RAW DATA —
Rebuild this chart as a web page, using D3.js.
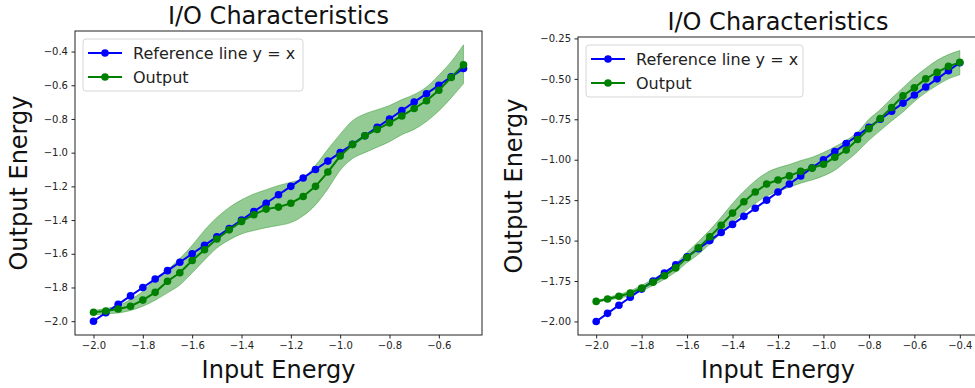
<!DOCTYPE html>
<html>
<head>
<meta charset="utf-8">
<script src="https://cdn.jsdelivr.net/npm/d3@7"></script>
<style>
body{margin:0;background:#fff;}
svg{display:block;font-family:"DejaVu Sans",sans-serif;}
</style>
</head>
<body>
<svg id="chart" width="975" height="388"></svg>
<script>
// left panel
var inputLeft = [-2.00,-1.95,-1.90,-1.85,-1.80,-1.75,-1.70,-1.65,-1.60,-1.55,-1.50,-1.45,-1.40,-1.35,-1.30,-1.25,
  -1.20,-1.15,-1.10,-1.05,-1.00,-0.95,-0.90,-0.85,-0.80,-0.75,-0.70,-0.65,-0.60,-0.55,-0.50];
var outputLeft = [-1.947,-1.940,-1.928,-1.911,-1.875,-1.829,-1.763,-1.713,-1.640,-1.576,-1.512,-1.458,-1.408,-1.368,-1.335,-1.323,
  -1.300,-1.260,-1.200,-1.115,-1.020,-0.952,-0.900,-0.862,-0.823,-0.782,-0.738,-0.692,-0.630,-0.554,-0.479];
var upperLeft = [-1.937,-1.925,-1.907,-1.872,-1.822,-1.753,-1.695,-1.628,-1.550,-1.460,-1.385,-1.325,-1.280,-1.245,-1.220,-1.195,
  -1.175,-1.150,-1.075,-0.980,-0.890,-0.810,-0.770,-0.745,-0.720,-0.685,-0.655,-0.610,-0.540,-0.460,-0.360];
var lowerLeft = [-1.962,-1.957,-1.951,-1.937,-1.911,-1.876,-1.832,-1.785,-1.713,-1.637,-1.566,-1.518,-1.482,-1.462,-1.445,-1.432,
  -1.415,-1.375,-1.310,-1.215,-1.105,-1.035,-1.000,-0.968,-0.935,-0.893,-0.862,-0.815,-0.752,-0.675,-0.590];
var xTicksLeft = [-2.0,-1.8,-1.6,-1.4,-1.2,-1.0,-0.8,-0.6];
var yTicksLeft = [-2.0,-1.8,-1.6,-1.4,-1.2,-1.0,-0.8,-0.6,-0.4];

// right panel
var inputRight = [-2.00,-1.95,-1.90,-1.85,-1.80,-1.75,-1.70,-1.65,-1.60,-1.55,-1.50,-1.45,-1.40,-1.35,-1.30,-1.25,
  -1.20,-1.15,-1.10,-1.05,-1.00,-0.95,-0.90,-0.85,-0.80,-0.75,-0.70,-0.65,-0.60,-0.55,-0.50,-0.45,-0.40];
var outputRight = [-1.876,-1.861,-1.844,-1.825,-1.794,-1.758,-1.717,-1.669,-1.605,-1.545,-1.477,-1.405,-1.330,-1.260,-1.200,-1.150,
  -1.125,-1.100,-1.072,-1.052,-1.028,-0.985,-0.940,-0.875,-0.808,-0.745,-0.677,-0.605,-0.555,-0.500,-0.460,-0.423,-0.398];
var upperRight = [-1.871,-1.853,-1.832,-1.810,-1.777,-1.738,-1.695,-1.642,-1.572,-1.505,-1.435,-1.355,-1.270,-1.195,-1.130,-1.080,
  -1.050,-1.030,-1.005,-0.985,-0.955,-0.920,-0.880,-0.830,-0.750,-0.690,-0.620,-0.555,-0.490,-0.435,-0.385,-0.350,-0.325];
var lowerRight = [-1.881,-1.869,-1.856,-1.840,-1.811,-1.778,-1.739,-1.694,-1.636,-1.585,-1.520,-1.455,-1.390,-1.325,-1.270,-1.225,
  -1.195,-1.170,-1.145,-1.125,-1.100,-1.065,-1.010,-0.950,-0.880,-0.820,-0.760,-0.705,-0.640,-0.585,-0.540,-0.500,-0.475];
var xTicksRight = [-2.0,-1.8,-1.6,-1.4,-1.2,-1.0,-0.8,-0.6,-0.4];
var yTicksRight = [-2.00,-1.75,-1.50,-1.25,-1.00,-0.75,-0.50,-0.25];

var seriesNames = ['Reference line y = x','Output'];
var titleText = 'I/O Characteristics';
var xLabelText = 'Input Energy';
var yLabelText = 'Output Energy';

var svg = d3.select('#chart');

function drawPanel(p){
  var g = svg.append('g');
  // matplotlib style 5% margins
  var xExt = d3.extent(p.x);
  var yExt = d3.extent(p.x.concat(p.out, p.upper, p.lower));
  var xPad = (xExt[1]-xExt[0])*0.05, yPad = (yExt[1]-yExt[0])*0.05;
  var x = d3.scaleLinear().domain([xExt[0]-xPad, xExt[1]+xPad]).range([p.left, p.right]);
  var y = d3.scaleLinear().domain([yExt[0]-yPad, yExt[1]+yPad]).range([p.bottom, p.top]);

  var area = d3.area()
    .curve(d3.curveMonotoneX)
    .x(function(d,i){return x(p.x[i]);})
    .y0(function(d,i){return y(p.lower[i]);})
    .y1(function(d,i){return y(p.upper[i]);});
  g.append('path')
    .datum(p.x)
    .attr('d', area)
    .attr('fill','#008000')
    .attr('fill-opacity',0.42)
    .attr('stroke','#008000')
    .attr('stroke-opacity',0.45)
    .attr('stroke-width',0.8);

  var series = [
    {name:seriesNames[0], color:'#0000ff', pts:p.x.map(function(v){return [v,v];})},
    {name:seriesNames[1], color:'#008000', pts:p.x.map(function(v,i){return [v,p.out[i]];})}
  ];
  var line = d3.line().x(function(d){return x(d[0]);}).y(function(d){return y(d[1]);});
  series.forEach(function(s){
    g.append('path')
      .datum(s.pts)
      .attr('d', line)
      .attr('fill','none')
      .attr('stroke', s.color)
      .attr('stroke-width',2);
    g.selectAll(null)
      .data(s.pts)
      .enter()
      .append('circle')
      .attr('cx',function(d){return x(d[0]);})
      .attr('cy',function(d){return y(d[1]);})
      .attr('r',3.8)
      .attr('fill', s.color);
  });

  // axes
  var xAxis = g.append('g')
    .attr('transform','translate(0,'+p.bottom+')')
    .call(d3.axisBottom(x).tickValues(p.xTicks).tickFormat(d3.format('.1f')).tickSize(3.5).tickPadding(3.5).tickSizeOuter(0));
  var yAxis = g.append('g')
    .attr('transform','translate('+p.left+',0)')
    .call(d3.axisLeft(y).tickValues(p.yTicks).tickFormat(d3.format(p.yFormat)).tickSize(3.5).tickPadding(3.5).tickSizeOuter(0));
  [xAxis,yAxis].forEach(function(a){
    a.select('.domain').remove();
    a.selectAll('text').attr('font-size',10).attr('fill','#222').attr('font-family','"DejaVu Sans",sans-serif');
    a.selectAll('line').attr('stroke','#222');
  });

  g.append('rect')
    .attr('x',p.left).attr('y',p.top)
    .attr('width',p.right-p.left).attr('height',p.bottom-p.top)
    .attr('fill','none').attr('stroke','#222').attr('stroke-width',1);

  // labels
  g.append('text')
    .text(titleText)
    .attr('x',(p.left+p.right)/2).attr('y',p.top-7)
    .attr('text-anchor','middle').attr('font-size',24).attr('fill','#111');
  g.append('text')
    .text(xLabelText)
    .attr('x',(p.left+p.right)/2).attr('y',p.bottom+43)
    .attr('text-anchor','middle').attr('font-size',24).attr('fill','#111');
  g.append('text')
    .text(yLabelText)
    .attr('transform','translate('+p.yLabelX+','+((p.top+p.bottom)/2)+') rotate(-90)')
    .attr('text-anchor','middle').attr('font-size',24).attr('fill','#111');

  // legend
  var lg = g.append('g').attr('transform','translate('+(p.left+8)+','+(p.top+8)+')');
  lg.append('rect')
    .attr('width',p.legendW).attr('height',52).attr('rx',3)
    .attr('fill','#fff').attr('fill-opacity',0.8)
    .attr('stroke','#d6d6d6').attr('stroke-width',1);
  var item = lg.selectAll('.item')
    .data(series)
    .enter()
    .append('g')
    .attr('class','item')
    .attr('transform',function(d,i){return 'translate(0,'+(14+i*24)+')';});
  item.append('line')
    .attr('x1',5).attr('x2',39)
    .attr('stroke',function(d){return d.color;}).attr('stroke-width',2);
  item.append('circle')
    .attr('cx',22).attr('r',3.8)
    .attr('fill',function(d){return d.color;});
  item.append('text')
    .text(function(d){return d.name;})
    .attr('x',50).attr('dy','0.35em')
    .attr('font-size',16).attr('fill','#222');
}

drawPanel({x:inputLeft, out:outputLeft, upper:upperLeft, lower:lowerLeft,
  xTicks:xTicksLeft, yTicks:yTicksLeft, yFormat:'.1f',
  left:75, right:482, top:31, bottom:335, yLabelX:27, legendW:220});
drawPanel({x:inputRight, out:outputRight, upper:upperRight, lower:lowerRight,
  xTicks:xTicksRight, yTicks:yTicksRight, yFormat:'.2f',
  left:578, right:978, top:37, bottom:335, yLabelX:522, legendW:217});
</script>
</body>
</html>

WORK TO DO — Extract the lines exactly, please: the first line of the listing, the line with "var yTicksLeft = [-2.0,-1.8,-1.6,-1.4,-1.2,-1.0,-0.8,-0.6,-0.4];", and every line between them, but no pictures.

OUTPUT OF THE EXERCISE —
Rebuild this chart as a web page, using D3.js.
<!DOCTYPE html>
<html>
<head>
<meta charset="utf-8">
<script src="https://cdn.jsdelivr.net/npm/d3@7"></script>
<style>
body{margin:0;background:#fff;}
svg{display:block;font-family:"DejaVu Sans",sans-serif;}
</style>
</head>
<body>
<svg id="chart" width="975" height="388"></svg>
<script>
// left panel
var inputLeft = [-2.00,-1.95,-1.90,-1.85,-1.80,-1.75,-1.70,-1.65,-1.60,-1.55,-1.50,-1.45,-1.40,-1.35,-1.30,-1.25,
  -1.20,-1.15,-1.10,-1.05,-1.00,-0.95,-0.90,-0.85,-0.80,-0.75,-0.70,-0.65,-0.60,-0.55,-0.50];
var outputLeft = [-1.947,-1.940,-1.928,-1.911,-1.875,-1.829,-1.763,-1.713,-1.640,-1.576,-1.512,-1.458,-1.408,-1.368,-1.335,-1.323,
  -1.300,-1.260,-1.200,-1.115,-1.020,-0.952,-0.900,-0.862,-0.823,-0.782,-0.738,-0.692,-0.630,-0.554,-0.479];
var upperLeft = [-1.937,-1.925,-1.907,-1.872,-1.822,-1.753,-1.695,-1.628,-1.550,-1.460,-1.385,-1.325,-1.280,-1.245,-1.220,-1.195,
  -1.175,-1.150,-1.075,-0.980,-0.890,-0.810,-0.770,-0.745,-0.720,-0.685,-0.655,-0.610,-0.540,-0.460,-0.360];
var lowerLeft = [-1.962,-1.957,-1.951,-1.937,-1.911,-1.876,-1.832,-1.785,-1.713,-1.637,-1.566,-1.518,-1.482,-1.462,-1.445,-1.432,
  -1.415,-1.375,-1.310,-1.215,-1.105,-1.035,-1.000,-0.968,-0.935,-0.893,-0.862,-0.815,-0.752,-0.675,-0.590];
var xTicksLeft = [-2.0,-1.8,-1.6,-1.4,-1.2,-1.0,-0.8,-0.6];
var yTicksLeft = [-2.0,-1.8,-1.6,-1.4,-1.2,-1.0,-0.8,-0.6,-0.4];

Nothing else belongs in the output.